Substitute $u-v$ for $u^{\prime }$ in above equation,

$\begin{array}{c}{a}^{\prime }=\frac{d}{d{t}^{\prime }}\left(u-v\right)\\ a^{\prime }=\frac{du}{d{t}^{\prime }}-\frac{dv}{d{t}^{\prime }}\\ a^{\prime }=\frac{du}{d{t}^{\prime }}\\ a=\frac{du}{dt}\end{array}$

It is shown from the above equation that the accelerations are identical.

The Newton’s second law is the same.

$\begin{array}{c}{F}^{\prime }=m{a}^{\prime }\\ F=ma\end{array}$

Thus, the Newton’s second law is valid for an observer moving at a constant speed of light, relative to the laboratory frame.

Conclusion:

Therefore, the Newton’s second law is valid for an observer moving at a constant speed of light, relative to the laboratory frame.

To determine

The Newton’s second law is not valid in a reference frame moving past the laboratory frame with a constant acceleration.

Answer to Problem 1P

The Newton’s second law is not valid in a reference frame moving past the laboratory frame with a constant acceleration.

Explanation of Solution

Assume $a_0$ is the constant acceleration of the frame and at time $t=t^{\prime }=0$ the two frames are together, then at some arbitrary time $t$ later, the distance between the two frames is $\frac{1}{2}{a}_0{t}^2$.

The Galilean coordinate transformation is,

$x^{\prime }=x-\frac{1}{2}{a}_0{t}^2$

To find the velocity, take a time derivative $\frac{d}{d{t}^{\prime }}$, $dt=d{t}^{\prime }$ and $v$ is constant.

$u^{\prime }=\frac{d{x}^{\prime }}{d{t}^{\prime }}$

Substitute $x-\frac{1}{2}{a}_0{t}^2$ for $x^{\prime }$ in above equation,

$\begin{array}{c}{u}^{\prime }=\frac{d}{d{t}^{\prime }}\left(x-\frac{1}{2}{a}_0{t}^2\right)\\ =\frac{dx}{d{t}^{\prime }}-a_{0}t\frac{dt}{d{t}^{\prime }}\\ =u-a_{0}t\end{array}$

To find the acceleration, take another time derivative $\frac{d}{d{t}^{\prime }}$ and $dt=d{t}^{\prime }$.

$a^{\prime }=\frac{d{u}^{\prime }}{d{t}^{\prime }}$

Substitute $u-a_{0}t$ for $u^{\prime }$ in above equation,

$\begin{array}{c}{a}^{\prime }=\frac{d}{d{t}^{\prime }}\left(u-a_{0}t\right)\\ =\frac{du}{d{t}^{\prime }}-a_0\frac{dt}{d{t}^{\prime }}\\ =a-a_0\end{array}$

It is shown from the above equation that the accelerations are not identical.

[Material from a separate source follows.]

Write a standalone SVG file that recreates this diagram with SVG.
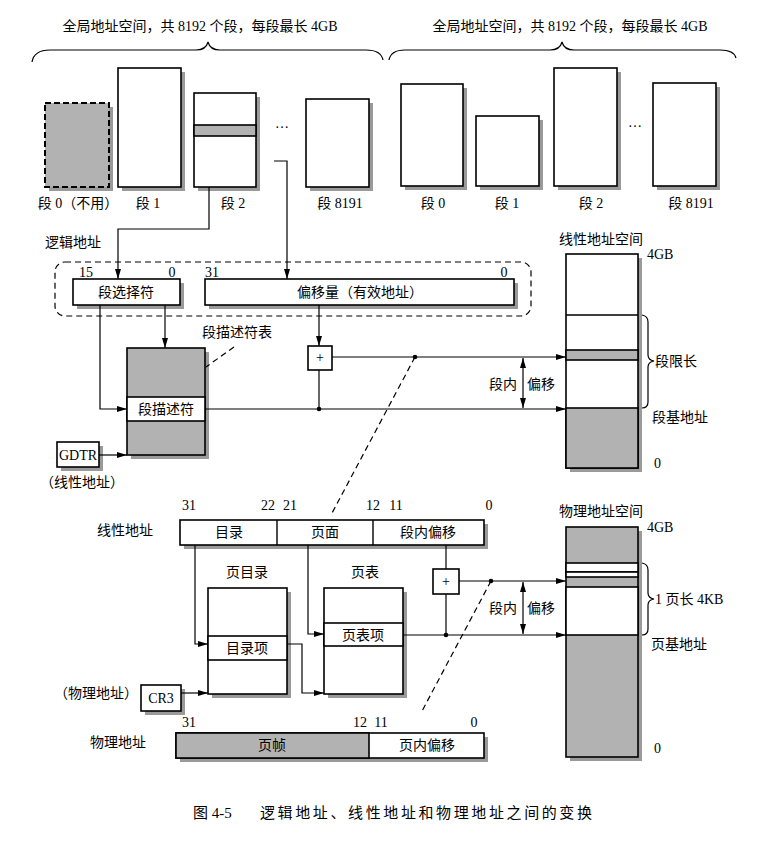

The Newton’s second does not have same value in two different frames,

$F^{\prime }=m{a}^{\prime }$

Substitute $a-a_0$ for $a^{\prime }$ in above equation,

$\begin{array}{c}{F}^{\prime }=m\left(a-a_0\right)\\ =ma-m{a}^{\prime }\\ =F-m{a}^{\prime }\end{array}$

Conclusion:

Therefore, Newton’s second law is not valid in a reference frame moving past the laboratory frame with a constant acceleration.